I choked down the bite, forcing myself to swallow. I ate half, inhaling the protein and carbs and trying not to taste anything. As soon as I wiped my hands, Jonathan turned off his tablet and stood. “Are you ready?”
“Mm-hmm.” I knocked back the bottle of water, crumpled it in my palms, and followed him out of the Oval. I caught up with him in the hall, sliding past him and taking the lead. We passed a few uniformed officers at their posts, lazily scrolling through their cell phones as they sat at desks staffing the night shift. Clearly, they hadn’t realized the president was still there—which made me give Jonathan a long, steely side-eye—and they tried to hide their phones as soon as they saw me marching Jonathan toward the underground garage. I hadn’t called out over the radio—I wasn’t even wearing a radio—and we were breaking all kinds of protocols and procedures. What else was new?
“Agent Avery, would you like me to call for a driver?” one of the uniformed Secret Service officers asked, jumping to his feet.
“No, I’ve got Shadow.” Shadow was Jonathan’s code name. Sunbeam had been Baker’s. Starlight was the First Lady’s.
The uniformed officer escorted us into the garage and watched as we walked across the cold pavement, theclick-clackof Jonathan’s shoe heels echoing in the reinforced bunker. The lot was nearly empty, but I had my hand on my pistol and kept myself inside his bubble, one palm hovering at the small of his back. I stopped at the rear door of my SUV. He stopped at the front passenger one.
“The windows up front aren’t blacked out.”
“No one will be expecting the vice president to be driving through DC at two in the morning.

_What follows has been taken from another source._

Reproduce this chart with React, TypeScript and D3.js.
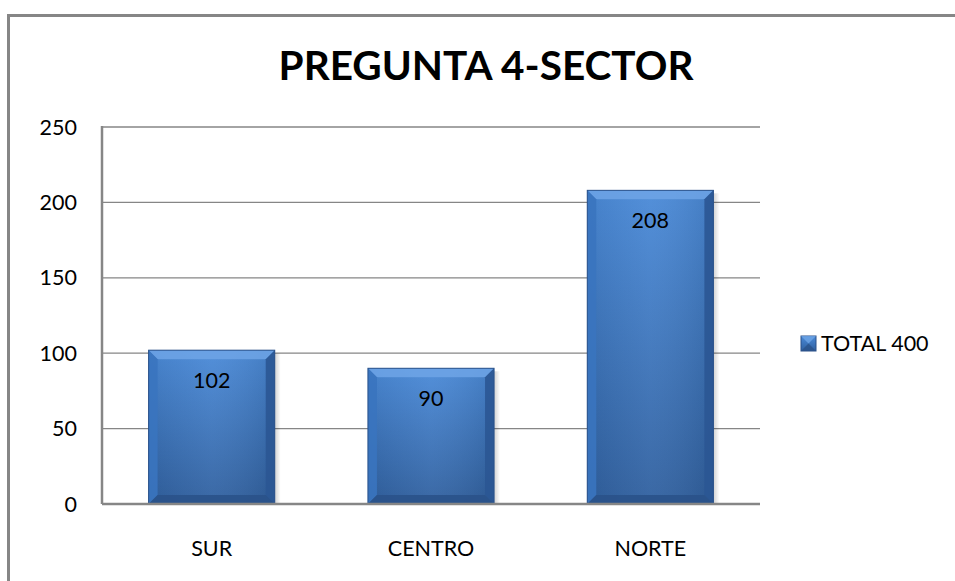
import React from "react";
import * as d3 from "d3";

const categories = ["SUR", "CENTRO", "NORTE"];
const values = [102, 90, 208];
const yTicks = [0, 50, 100, 150, 200, 250];
const seriesName = "TOTAL 400";
const title = "PREGUNTA 4-SECTOR";

const W = 955, H = 581;
const plot = { left: 102, right: 760, top: 127, bottom: 504 };
const FONT = "Lato, 'Open Sans', sans-serif";

export default function App() {
  const x = d3.scaleBand().domain(categories).range([plot.left, plot.right]).paddingInner(0.425).paddingOuter(0.2125);
  const y = d3.scaleLinear().domain([0, 250]).range([plot.bottom, plot.top]);
  const bw = x.bandwidth();
  const bev = 9;
  return (
    <svg width={W} height={H} style={{ position: "absolute", left: 0, top: 0 }}>
      <defs>
        <linearGradient id="face" x1="0" y1="0" x2="0" y2="1">
          <stop offset="0" stopColor="#4a8ad8" />
          <stop offset="1" stopColor="#30609f" />
        </linearGradient>
        <linearGradient id="faceH" x1="0" y1="0" x2="1" y2="0">
          <stop offset="0" stopColor="#000" stopOpacity="0.06" />
          <stop offset="0.5" stopColor="#fff" stopOpacity="0.05" />
          <stop offset="1" stopColor="#000" stopOpacity="0.1" />
        </linearGradient>
        <linearGradient id="shadow" x1="0" y1="0" x2="1" y2="0">
          <stop offset="0" stopColor="#000" stopOpacity="0.18" />
          <stop offset="1" stopColor="#000" stopOpacity="0" />
        </linearGradient>
      </defs>
      <rect x={0} y={0} width={W} height={H} fill="#fff" />
      <rect x={8.5} y={15.5} width={W + 20} height={H + 20} fill="none" stroke="#868686" strokeWidth={3} />
      <text x={486} y={80} textAnchor="middle" fontFamily={FONT} fontWeight="bold" fontSize={40.5} fill="#000">{title}</text>
      {yTicks.map((t) => (
        <g key={t}>
          {t > 0 && <line x1={plot.left} x2={plot.right} y1={y(t)} y2={y(t)} stroke="#868686" strokeWidth={1.3} />}
          <text x={77} y={y(t) + 7.5} textAnchor="end" fontFamily={FONT} fontSize={21.5} fill="#000">{t}</text>
        </g>
      ))}
      {categories.map((c, i) => {
        const x0 = x(c)!;
        const y0 = y(values[i]);
        const y1 = y(0);
        const x1 = x0 + bw;
        return (
          <g key={c}>
            <rect x={x1} y={y0 + 3} width={6} height={y1 - y0 - 3} fill="url(#shadow)" />
            <rect x={x0} y={y0} width={bw} height={y1 - y0} fill="url(#face)" />
            <rect x={x0} y={y0} width={bw} height={y1 - y0} fill="url(#faceH)" />
            <polygon points={`${x0},${y0} ${x1},${y0} ${x1 - bev},${y0 + bev} ${x0 + bev},${y0 + bev}`} fill="#6ea5e6" opacity={0.85} />
            <polygon points={`${x0},${y0} ${x0 + bev},${y0 + bev} ${x0 + bev},${y1 - bev} ${x0},${y1}`} fill="#3a74bf" opacity={0.9} />
            <polygon points={`${x1},${y0} ${x1 - bev},${y0 + bev} ${x1 - bev},${y1 - bev} ${x1},${y1}`} fill="#2b5794" opacity={0.9} />
            <polygon points={`${x0},${y1} ${x0 + bev},${y1 - bev} ${x1 - bev},${y1 - bev} ${x1},${y1}`} fill="#2a528a" opacity={0.9} />
            <rect x={x0} y={y0} width={bw} height={y1 - y0} fill="none" stroke="#2a5189" strokeWidth={1} />
            <text x={x0 + bw / 2} y={y0 + 38} textAnchor="middle" fontFamily={FONT} fontSize={21.5} fill="#000">{values[i]}</text>
            <text x={x0 + bw / 2} y={556} textAnchor="middle" fontFamily={FONT} fontSize={21.5} fill="#000">{c}</text>
          </g>
        );
      })}
      <line x1={plot.left} x2={plot.left} y1={plot.top - 1} y2={plot.bottom} stroke="#868686" strokeWidth={2.5} />
      <line x1={plot.left} x2={plot.right} y1={plot.bottom} y2={plot.bottom} stroke="#868686" strokeWidth={2.5} />
      <g>
        <rect x={801} y={336} width={15} height={15} fill="url(#face)" stroke="#2a5189" strokeWidth={1} />
        <polygon points="801,336 816,336 808.5,343.5" fill="#6ea5e6" opacity={0.8} />
        <polygon points="801,351 816,351 808.5,343.5" fill="#2a528a" opacity={0.8} />
        <text x={821} y={351} fontFamily={FONT} fontSize={21.5} fill="#000">{seriesName}</text>
      </g>
    </svg>
  );
}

I told the staff to pretend I had left hours ago.”
That answered why the uniforms thought Elvis had already left the building. But, hell, two in the fucking morning? I’d been out for hours. Had he been up the whole time, watching me snore? Fuck. “You’re not the vice president anymore,” I pointed out. “There are different rules now.”
He grabbed the passenger door handle and tugged it open, then climbed into the front seat and slammed the door shut.

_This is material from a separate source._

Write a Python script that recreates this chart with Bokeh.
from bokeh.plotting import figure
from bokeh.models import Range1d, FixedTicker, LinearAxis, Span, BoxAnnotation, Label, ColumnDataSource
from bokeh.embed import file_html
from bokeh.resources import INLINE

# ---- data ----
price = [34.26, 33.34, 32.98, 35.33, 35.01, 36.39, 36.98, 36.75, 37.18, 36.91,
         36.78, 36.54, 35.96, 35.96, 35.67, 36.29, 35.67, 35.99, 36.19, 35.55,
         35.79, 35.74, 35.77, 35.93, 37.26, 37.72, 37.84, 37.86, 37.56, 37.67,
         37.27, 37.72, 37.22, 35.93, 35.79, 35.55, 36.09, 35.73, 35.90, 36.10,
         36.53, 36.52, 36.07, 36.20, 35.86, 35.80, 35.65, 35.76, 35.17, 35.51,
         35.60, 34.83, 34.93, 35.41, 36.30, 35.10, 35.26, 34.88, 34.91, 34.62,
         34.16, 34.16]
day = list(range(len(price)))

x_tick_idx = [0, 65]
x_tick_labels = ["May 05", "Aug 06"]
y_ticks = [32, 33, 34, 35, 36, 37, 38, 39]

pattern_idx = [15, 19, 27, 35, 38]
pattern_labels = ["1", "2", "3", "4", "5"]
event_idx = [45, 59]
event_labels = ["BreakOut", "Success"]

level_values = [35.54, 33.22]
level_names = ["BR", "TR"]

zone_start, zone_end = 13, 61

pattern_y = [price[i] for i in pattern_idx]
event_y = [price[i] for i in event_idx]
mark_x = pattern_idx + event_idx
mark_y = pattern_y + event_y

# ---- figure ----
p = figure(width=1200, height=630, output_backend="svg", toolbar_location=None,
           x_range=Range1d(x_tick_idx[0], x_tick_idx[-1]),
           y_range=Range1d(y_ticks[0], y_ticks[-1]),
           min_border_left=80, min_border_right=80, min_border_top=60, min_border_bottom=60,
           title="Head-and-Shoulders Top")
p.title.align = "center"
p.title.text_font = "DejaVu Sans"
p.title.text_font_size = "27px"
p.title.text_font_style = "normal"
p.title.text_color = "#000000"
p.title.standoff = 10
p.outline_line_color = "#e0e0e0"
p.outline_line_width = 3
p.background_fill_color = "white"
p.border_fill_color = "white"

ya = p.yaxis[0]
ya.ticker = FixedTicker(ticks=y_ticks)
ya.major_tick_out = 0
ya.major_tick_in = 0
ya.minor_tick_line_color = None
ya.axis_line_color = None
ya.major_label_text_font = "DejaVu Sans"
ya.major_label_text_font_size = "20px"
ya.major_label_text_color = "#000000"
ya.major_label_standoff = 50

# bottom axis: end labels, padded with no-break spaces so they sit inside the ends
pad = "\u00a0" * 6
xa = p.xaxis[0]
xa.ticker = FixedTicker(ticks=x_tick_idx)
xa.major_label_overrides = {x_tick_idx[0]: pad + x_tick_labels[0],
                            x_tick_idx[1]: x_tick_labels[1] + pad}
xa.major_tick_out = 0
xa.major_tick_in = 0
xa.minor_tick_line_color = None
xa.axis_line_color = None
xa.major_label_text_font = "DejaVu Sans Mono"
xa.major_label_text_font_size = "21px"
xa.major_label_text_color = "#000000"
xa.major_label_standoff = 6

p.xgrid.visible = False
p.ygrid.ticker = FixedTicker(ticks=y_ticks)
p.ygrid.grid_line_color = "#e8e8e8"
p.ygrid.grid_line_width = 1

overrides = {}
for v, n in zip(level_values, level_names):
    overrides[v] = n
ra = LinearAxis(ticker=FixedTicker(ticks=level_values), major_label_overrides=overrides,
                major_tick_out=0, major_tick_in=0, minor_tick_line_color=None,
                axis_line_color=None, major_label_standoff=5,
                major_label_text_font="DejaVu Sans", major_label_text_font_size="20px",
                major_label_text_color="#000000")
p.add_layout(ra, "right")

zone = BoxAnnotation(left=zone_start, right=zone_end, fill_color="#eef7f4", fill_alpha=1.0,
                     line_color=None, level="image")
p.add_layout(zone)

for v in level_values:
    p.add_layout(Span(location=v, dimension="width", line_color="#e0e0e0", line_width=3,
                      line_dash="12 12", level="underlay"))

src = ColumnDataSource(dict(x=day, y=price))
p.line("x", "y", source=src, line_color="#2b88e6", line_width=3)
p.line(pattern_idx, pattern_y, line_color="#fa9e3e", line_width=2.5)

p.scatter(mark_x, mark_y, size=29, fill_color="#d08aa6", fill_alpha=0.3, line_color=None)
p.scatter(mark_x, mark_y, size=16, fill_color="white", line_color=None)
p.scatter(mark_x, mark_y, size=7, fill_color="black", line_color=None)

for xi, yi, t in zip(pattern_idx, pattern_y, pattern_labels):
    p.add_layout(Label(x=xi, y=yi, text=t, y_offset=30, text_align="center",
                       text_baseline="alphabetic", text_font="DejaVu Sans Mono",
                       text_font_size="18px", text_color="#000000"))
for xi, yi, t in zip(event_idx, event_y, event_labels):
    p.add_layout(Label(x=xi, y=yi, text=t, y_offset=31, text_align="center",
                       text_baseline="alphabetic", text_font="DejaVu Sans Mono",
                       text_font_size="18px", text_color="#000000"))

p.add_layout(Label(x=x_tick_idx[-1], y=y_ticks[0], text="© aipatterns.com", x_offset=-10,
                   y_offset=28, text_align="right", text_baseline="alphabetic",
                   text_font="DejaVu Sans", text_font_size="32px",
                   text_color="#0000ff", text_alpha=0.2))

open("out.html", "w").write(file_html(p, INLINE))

Different rules indeed. It was another of our private jokes, back before. Jonathan was “just” the VP. He was a heartbeat away from the presidency, yet the protections around him were noticeably lighter, partly by his choice and partly because, well, he was the VP. He used to joke that he was the expendable one, the superfluous one, the extra baggage. We’d had a shared dark humor, and with his dry wit, we could go for hours, trying to make the other one laugh the hardest. He always won, always made me cramp up and give in.
I took my time getting into the driver’s seat. He waited, staring at nothing, his gaze unfocused and his jaw clenched as we pulled out and merged onto East Executive and then took Seventeenth to Connecticut, all the way to Dupont Circle. From there, it was a straight shot up Massachusetts Ave, and we arrived at the Naval Observatory less than five minutes after we left the White House. Not a soul had seen us—or, more importantly, had seen Jonathan.
This was the part I was least looking forward to. I parked in the garage at the back of the old house and followed him out of the SUV. He eyeballed me as I went to the door and badged through the electronic locks, leading him into his own home. I cleared each room before he entered.
The Secret Service had been there all day, but if there was a murderer on the loose, inside the inner ring, we couldn’t take anything for granted. I’d never risk Jonathan’s life, no matter what fucking jokes we’d shared in the past.